As our students are faced with this same barrage of options on a daily basis, how can we help them determine which choices are best for them. How can we support our students as they grow and develop as learners, thinkers, and makers? Is there a way to teach our students how to effectively differentiate between the good and bad choices facing them every day?
What if we find a meaningful way to incorporate choice into the classroom? As our students are so used to having options, the freedom to choose will better engage and empower our students. Utilizing options in the classroom when it comes to instruction and assessment is an effective method for helping students genuinely learn the content and skills covered. Brain science tells us that providing students with options, allows them to better engage with the material, thus creating meaningful learning opportunities.
In STEM class this week, the first phase of our weather unit will come to a close. The boys have learned all about how air masses form and create weather on Earth. Now, to be sure they gained the relevant knowledge and skills associated with the content, I need to assess them. How should I do that, I thought. What is the best way to assess students? Could I create a whole-class assessment using Plickers? Would that be an effective way to assess all students? How would I know if each individual student fully mastered the skills and content if I assessed the group as a whole? Then I contemplated a written assessment. Would that be the best way to assess students? If so, how? What kind of written assessment? A standard test or quiz? Short answers? Diagram?
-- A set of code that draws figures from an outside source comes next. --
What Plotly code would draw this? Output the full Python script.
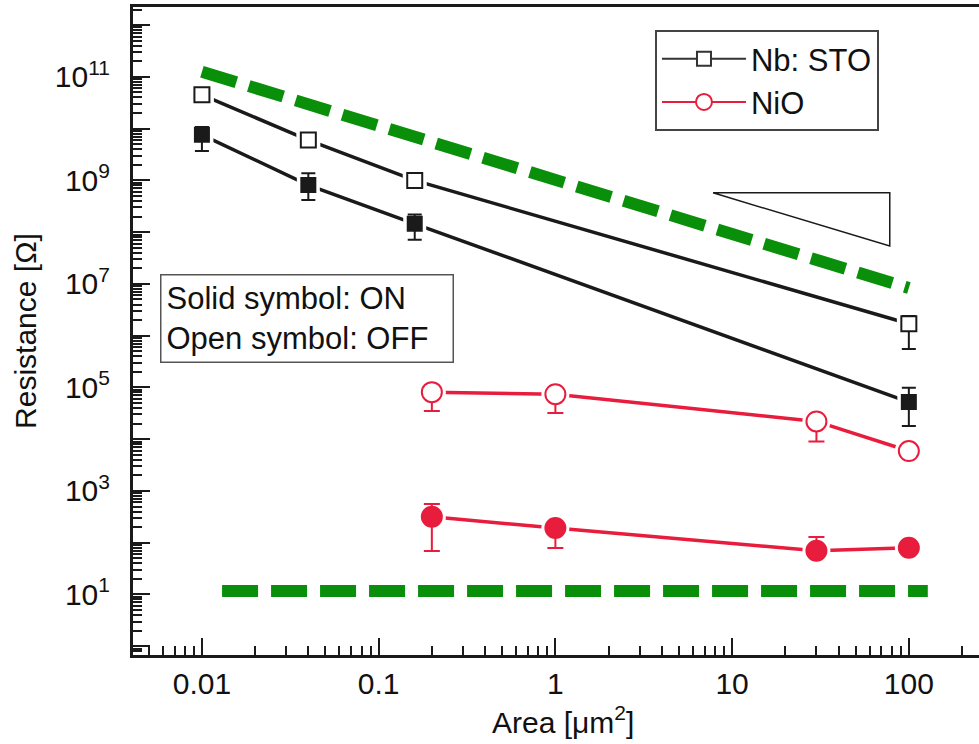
import math
import plotly.graph_objects as go

# ---------------- data ----------------
area_nbsto = [0.01, 0.04, 0.16, 100]
res_nbsto_off = [4.5e10, 6.0e9, 1.0e9, 1.7e6]
res_nbsto_off_hi = [4.5e10, 6.0e9, 1.0e9, 2.4e6]
res_nbsto_off_lo = [4.5e10, 6.0e9, 1.0e9, 5.5e5]
res_nbsto_on = [7.6e9, 8.1e8, 1.45e8, 5.2e4]
res_nbsto_on_hi = [1.07e10, 1.38e9, 2.2e8, 9.8e4]
res_nbsto_on_lo = [3.7e9, 4.2e8, 7.1e7, 1.8e4]

area_nio = [0.2, 1, 30, 100]
res_nio_off = [8.1e4, 7.4e4, 2.2e4, 5.9e3]
res_nio_off_hi = [8.1e4, 7.4e4, 2.2e4, 5.9e3]
res_nio_off_lo = [3.5e4, 3.2e4, 9.0e3, 5.9e3]
res_nio_on = [316, 192, 70, 80]
res_nio_on_hi = [560, 192, 129, 80]
res_nio_on_lo = [69, 79, 70, 80]

green_upper_x = [0.01, 100]
green_upper_y = [1.26e11, 8.3e6]
green_lower_x = [0.013, 128]
green_lower_y = [11.7, 11.7]

tri_x = [7.8, 78, 78, 7.8]
tri_y = [5.75e8, 5.75e8, 5.4e7, 5.75e8]

y_tick_vals = [10.0 ** k for k in range(0, 13)]
y_tick_text = ["10<sup>%d</sup>" % k if k % 2 == 1 else "" for k in range(0, 13)]
x_tick_vals = [0.01, 0.1, 1, 10, 100]
x_tick_text = ["0.01", "0.1", "1", "10", "100"]

# ---------------- styles ----------------
BLACK = "#1a1a1a"
RED = "#e81c3c"
GREEN = "#0a8f0a"
FONT = "Liberation Sans, Arial, Helvetica, sans-serif"
FS = 30
FS_BOX = 31


def err(vals, hi, lo):
    plus = [h - v for v, h in zip(vals, hi)]
    minus = [v - l for v, l in zip(vals, lo)]
    return plus, minus


fig = go.Figure()


def add_series(x, y, hi, lo, color, symbol, filled, size, halo, capw):
    # connecting line
    fig.add_trace(go.Scatter(x=x, y=y, mode="lines", line=dict(color=color, width=3.5),
                             showlegend=False, hoverinfo="skip"))
    # white halo to create the gap between line and marker
    fig.add_trace(go.Scatter(x=x, y=y, mode="markers",
                             marker=dict(symbol=symbol, size=halo, color="white",
                                         line=dict(width=0)),
                             showlegend=False, hoverinfo="skip"))
    plus, minus = err(y, hi, lo)
    fig.add_trace(go.Scatter(
        x=x, y=y, mode="markers",
        marker=dict(symbol=symbol, size=size, color=color if filled else "white",
                    line=dict(color=color, width=2)),
        error_y=dict(type="data", symmetric=False, array=plus, arrayminus=minus,
                     color=color, thickness=2, width=capw),
        showlegend=False))


add_series(area_nbsto, res_nbsto_off, res_nbsto_off_hi, res_nbsto_off_lo, BLACK, "square", False, 15, 24, 7)
add_series(area_nbsto, res_nbsto_on, res_nbsto_on_hi, res_nbsto_on_lo, BLACK, "square", True, 14, 23, 7)
add_series(area_nio, res_nio_off, res_nio_off_hi, res_nio_off_lo, RED, "circle", False, 20, 28, 8)
add_series(area_nio, res_nio_on, res_nio_on_hi, res_nio_on_lo, RED, "circle", True, 20, 28, 8)

# legend entries
fig.add_trace(go.Scatter(x=[None], y=[None], mode="lines+markers", name="Nb: STO",
                         line=dict(color="#333333", width=2),
                         marker=dict(symbol="square", size=14, color="white",
                                     line=dict(color="#333333", width=2))))
fig.add_trace(go.Scatter(x=[None], y=[None], mode="lines+markers", name="NiO",
                         line=dict(color=RED, width=2),
                         marker=dict(symbol="circle", size=16, color="white",
                                     line=dict(color=RED, width=2))))

# slope triangle
fig.add_trace(go.Scatter(x=tri_x, y=tri_y, mode="lines", line=dict(color=BLACK, width=1.5),
                         showlegend=False, hoverinfo="skip"))

# green dashed guide lines
for gx, gy in [(green_upper_x, green_upper_y), (green_lower_x, green_lower_y)]:
    fig.add_trace(go.Scatter(x=gx, y=gy, mode="lines",
                             line=dict(color=GREEN, width=12, dash="36px,13px"),
                             showlegend=False, hoverinfo="skip"))

# minor ticks
x_minor = [m * 10.0 ** k for k in range(-3, 3) for m in range(2, 10)]
y_minor = [m * 10.0 ** k for k in range(-1, 13) for m in range(2, 10)]

fig.update_layout(
    width=979, height=744,
    margin=dict(l=133, r=0, t=7, b=89),
    paper_bgcolor="white", plot_bgcolor="white",
    font=dict(family=FONT, size=FS, color="#111111"),
    showlegend=True,
    legend=dict(x=0.617, y=0.9645, xanchor="left", yanchor="top",
                bordercolor="#444444", borderwidth=2, bgcolor="white",
                font=dict(family=FONT, size=FS_BOX, color="#111111"),
                itemwidth=84, tracegroupgap=0),
    xaxis=dict(type="log", range=[math.log10(0.01) - 0.39, math.log10(100) + 0.397],
               showgrid=False, zeroline=False,
               showline=True, linecolor=BLACK, linewidth=3, mirror=True,
               ticks="inside", ticklen=17, tickwidth=1.5, tickcolor=BLACK,
               tickmode="array", tickvals=x_tick_vals, ticktext=x_tick_text,
               ticklabelstandoff=0,
               minor=dict(ticks="inside", ticklen=9, tickwidth=1.5, tickcolor=BLACK,
                          tickmode="array", tickvals=x_minor),
               automargin=False),
    yaxis=dict(type="log", range=[-0.17, 12.35],
               showgrid=False, zeroline=False,
               showline=True, linecolor=BLACK, linewidth=3, mirror=False,
               ticks="inside", ticklen=17, tickwidth=1.5, tickcolor=BLACK,
               tickmode="array", tickvals=y_tick_vals, ticktext=y_tick_text,
               ticklabelstandoff=14,
               minor=dict(ticks="inside", ticklen=9, tickwidth=1.5, tickcolor=BLACK,
                          tickmode="array", tickvals=y_minor),
               title=dict(text="Resistance [Ω]", standoff=10,
                          font=dict(family=FONT, size=FS)),
               automargin=False),
    annotations=[
        dict(text="Solid symbol: ON<br>Open symbol: OFF",
             xref="paper", yref="paper", x=0.032, y=0.588, xanchor="left", yanchor="top",
             align="left", valign="middle", showarrow=False, width=281, height=76,
             font=dict(family=FONT, size=FS_BOX, color="#111111"),
             bordercolor="#555555", borderwidth=1.5, borderpad=5, bgcolor="white"),
        dict(text="Area [μm<sup>2</sup>]", xref="paper", yref="paper",
             x=0.508, y=-0.1, xanchor="center", yanchor="middle", showarrow=False,
             font=dict(family=FONT, size=FS, color="#111111")),
    ],
)

fig.write_html("out.html", post_script="document.body.style.margin='0';",
               config={"displayModeBar": False})
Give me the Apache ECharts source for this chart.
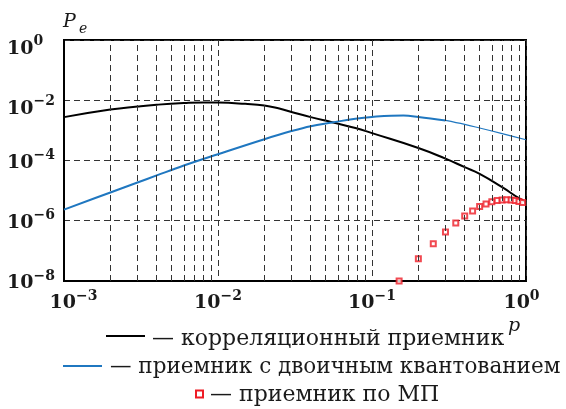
<!DOCTYPE html>
<html>
<head>
<meta charset="utf-8">
<script src="https://cdn.jsdelivr.net/npm/echarts@6/dist/echarts.min.js"></script>
<style>
  html, body { margin: 0; padding: 0; background: #fff; }
  #chart { width: 566px; height: 409px; }
</style>
</head>
<body>
<div id="chart"></div>
<script>
// ---- data ----
const corrP = [0.001, 0.002, 0.003, 0.004, 0.006, 0.008, 0.01, 0.015, 0.02, 0.025, 0.03, 0.04, 0.055, 0.078, 0.1, 0.2, 0.3, 0.4, 0.5, 0.7, 0.9, 1.0];
const corrV = [2.75e-3, 4.9e-3, 6.2e-3, 7.1e-3, 8.1e-3, 8.5e-3, 8.4e-3, 7.6e-3, 6.7e-3, 5.3e-3, 4.1e-3, 2.75e-3, 1.86e-3, 1.2e-3, 8.1e-4, 2.6e-4, 1.15e-4, 6.0e-5, 3.6e-5, 1.3e-5, 5.6e-6, 4.2e-6];

const binP = [0.001, 0.002, 0.003, 0.004, 0.006, 0.01, 0.02, 0.03, 0.04, 0.055, 0.078, 0.1, 0.16, 0.2, 0.3, 0.4, 0.5, 0.7, 1.0];
const binV = [2.35e-6, 8.7e-6, 1.86e-5, 3.2e-5, 6.8e-5, 1.62e-4, 5.1e-4, 9.5e-4, 1.38e-3, 1.82e-3, 2.45e-3, 2.8e-3, 3.1e-3, 2.8e-3, 2.14e-3, 1.58e-3, 1.2e-3, 7.8e-4, 4.9e-4];

const mlP = [0.15, 0.2, 0.25, 0.3, 0.35, 0.4, 0.45, 0.5, 0.55, 0.6, 0.65, 0.7, 0.75, 0.8, 0.85, 0.9, 0.95];
const mlV = [1.0e-8, 5.5e-8, 1.74e-7, 4.27e-7, 8.5e-7, 1.45e-6, 2.09e-6, 2.95e-6, 3.63e-6, 4.27e-6, 4.68e-6, 4.9e-6, 5.0e-6, 4.9e-6, 4.68e-6, 4.37e-6, 4.07e-6];

const xMinorGrid = [0.002, 0.003, 0.004, 0.005, 0.006, 0.007, 0.008, 0.009,
                    0.02, 0.03, 0.04, 0.05, 0.06, 0.07, 0.08, 0.09,
                    0.2, 0.3, 0.4, 0.5, 0.6, 0.7, 0.8, 0.9];

const legendTexts = ['— корреляционный приемник', '— приемник с двоичным квантованием', '— приемник по МП'];
const yName = 'P';
const yNameSub = 'e';
const xName = 'p';

// ---- styles ----
const SERIF = '"DejaVu Serif", serif';
const TXT = '#1a1a1a';
const BLUE = '#1f77c0';
const RED = '#ee1c25';
const DASH = [6, 4];

const binSplit = binP.indexOf(0.3);
const pair = (xs, ys) => xs.map((x, i) => [x, ys[i]]);

const bBase = { fontFamily: SERIF, fontSize: 19, fontWeight: 'bold', lineHeight: 24, verticalAlign: 'bottom', color: TXT };
const sBase = { fontFamily: SERIF, fontSize: 14, fontWeight: 'bold', lineHeight: 14, verticalAlign: 'top', color: TXT };
const rich = {
  b: bBase,
  s: sBase,
  bL: Object.assign({}, bBase, { padding: [0, 0, 0, 19] }),
  sR: Object.assign({}, sBase, { padding: [0, 9, 0, 0] }),
  gap: { fontSize: 10, lineHeight: 13 }
};
function expOf(v) { return Math.round(Math.log10(v)); }
function supText(e) { return e === 0 ? '0' : '\u2212' + (-e); }

const chart = echarts.init(document.getElementById('chart'), null, { renderer: 'canvas' });

const option = {
  animation: false,
  backgroundColor: '#fff',
  grid: { left: 64, right: 40, top: 40, bottom: 128, show: true, borderColor: '#000', borderWidth: 2, backgroundColor: 'transparent' },
  xAxis: {
    type: 'log', logBase: 10, min: 1e-3, max: 1,
    axisLine: { show: true, lineStyle: { color: '#000', width: 2 } },
    axisTick: { show: false },
    axisLabel: {
      margin: 8,
      formatter: function (v) {
        const e = expOf(v);
        if (e === -3) return '{bL|10}{s|' + supText(e) + '}';
        if (e === 0) return '{b|10}{sR|' + supText(e) + '}';
        return '{b|10}{s|' + supText(e) + '}';
      },
      rich: rich
    },
    splitLine: { show: true, lineStyle: { color: '#333', width: 1, type: DASH } }
  },
  yAxis: {
    type: 'log', logBase: 10, min: 1e-8, max: 1,
    axisLine: { show: true, lineStyle: { color: '#000', width: 2 } },
    axisTick: { show: false },
    axisLabel: {
      align: 'left', margin: 57,
      formatter: function (v) {
        const e = expOf(v);
        if (e % 2 !== 0) return '';
        const main = '{b|10}{s|' + supText(e) + '}';
        if (e === 0 || e === -2) return '{gap| }\n' + main;
        return main;
      },
      rich: rich
    },
    splitLine: { show: true, lineStyle: { color: ['#333', 'rgba(0,0,0,0)'], width: 1, type: DASH } }
  },
  series: [
    {
      type: 'line', name: 'minor grid', data: [[1e-3, 1e-8]], symbol: 'none', silent: true, z: 1,
      lineStyle: { width: 0 },
      markLine: {
        silent: true, symbol: ['none', 'none'], label: { show: false }, precision: 8,
        lineStyle: { color: '#333', width: 1, type: DASH },
        emphasis: { disabled: true },
        data: xMinorGrid.map(v => ({ xAxis: v }))
      }
    },
    {
      type: 'line', name: legendTexts[0], data: pair(corrP, corrV), smooth: 0.5, symbol: 'none', z: 3,
      lineStyle: { color: '#000', width: 2 }
    },
    {
      type: 'line', name: legendTexts[1], data: pair(binP, binV).slice(0, binSplit + 1), smooth: 0.4, symbol: 'none', z: 3,
      lineStyle: { color: BLUE, width: 2 }
    },
    {
      type: 'line', name: legendTexts[1] + ' ', data: pair(binP, binV).slice(binSplit), smooth: 0.4, symbol: 'none', z: 3,
      lineStyle: { color: BLUE, width: 1.2 }
    },
    {
      type: 'scatter', name: legendTexts[2], data: pair(mlP, mlV), symbol: 'rect', symbolSize: 5, clip: false, z: 4,
      itemStyle: { color: '#fff', borderColor: RED, borderWidth: 2 }
    }
  ],
  graphic: [
    { type: 'text', x: 63, y: 22, style: { text: yName, font: 'italic 19px ' + SERIF, fill: TXT, verticalAlign: 'middle', align: 'left' } },
    { type: 'text', x: 79, y: 29, style: { text: yNameSub, font: 'italic 14px ' + SERIF, fill: TXT, verticalAlign: 'middle', align: 'left' } },
    { type: 'text', x: 508, y: 326, style: { text: xName, font: 'italic 19px ' + SERIF, fill: TXT, verticalAlign: 'middle', align: 'left' } },

    { type: 'line', shape: { x1: 106, y1: 336, x2: 145, y2: 336 }, style: { stroke: '#000', lineWidth: 2 } },
    { type: 'text', x: 152, y: 339, style: { text: legendTexts[0], font: '22px ' + SERIF, fill: TXT, verticalAlign: 'middle', align: 'left' } },

    { type: 'line', shape: { x1: 63, y1: 366, x2: 102, y2: 366 }, style: { stroke: BLUE, lineWidth: 2 } },
    { type: 'text', x: 110, y: 367, style: { text: legendTexts[1], font: '21.5px ' + SERIF, fill: TXT, verticalAlign: 'middle', align: 'left' } },

    { type: 'rect', shape: { x: 196, y: 390.5, width: 7, height: 7 }, style: { fill: '#fff', stroke: RED, lineWidth: 2 } },
    { type: 'text', x: 210, y: 395, style: { text: legendTexts[2], font: '22px ' + SERIF, fill: TXT, verticalAlign: 'middle', align: 'left' } }
  ]
};

chart.setOption(option);
</script>
</body>
</html>
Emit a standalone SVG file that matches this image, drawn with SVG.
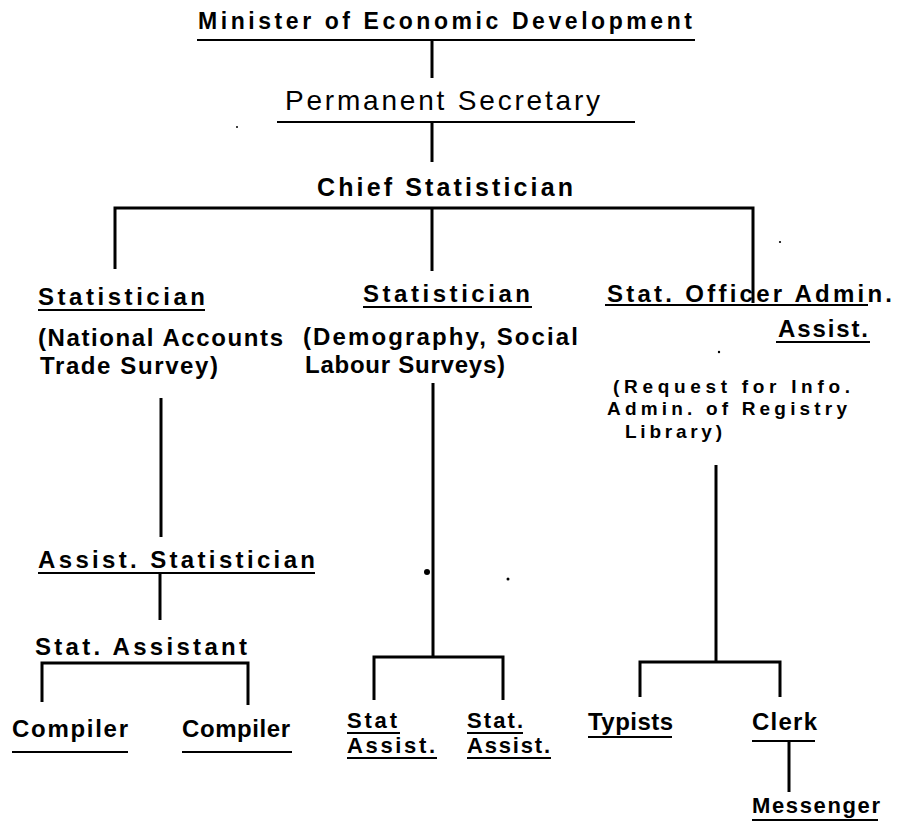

Then it hit me, what about making use of the choices our students seem to enjoy? Perhaps providing students with a limited number of options would allow for engagement with the task while also creating an opportunity to educate students on to how to effectively choose the best option for them.
So, I created a test of sorts to assess students on their understanding of the two objectives covered this week. They will have three options for which to choose from in order to showcase their learning.
- Option 1: Create a diagram showing the causes of weather on Earth.
- Option 2: Write a paragraph explaining the causes of weather on Earth.
- Option 3: Complete a standard quiz with Fill in the Blanks questions as well as one Short Answer question.
I’m hopeful that this assessment will allow all students a meaningful way to demonstrate their mastery of the content and skills. We will begin the class discussing how to make the best choice for them. Do they see the concepts better visually? If so, the diagram would be the best choice. Those students who learned the material by reading lots of facts and information might be better served by the paragraph response choice. Those students who learned just the key vocabulary words and their meanings might find success with the standard quiz option. So, I feel as though this assessment will meet the needs of all of my students so that they can easily demonstrate their understanding of the skills and knowledge covered this week in class. While I wonder if all of the options and choices we are faced with regularly are really beneficial, I do think that making use of options in the classroom capitalizes on how are students learn best.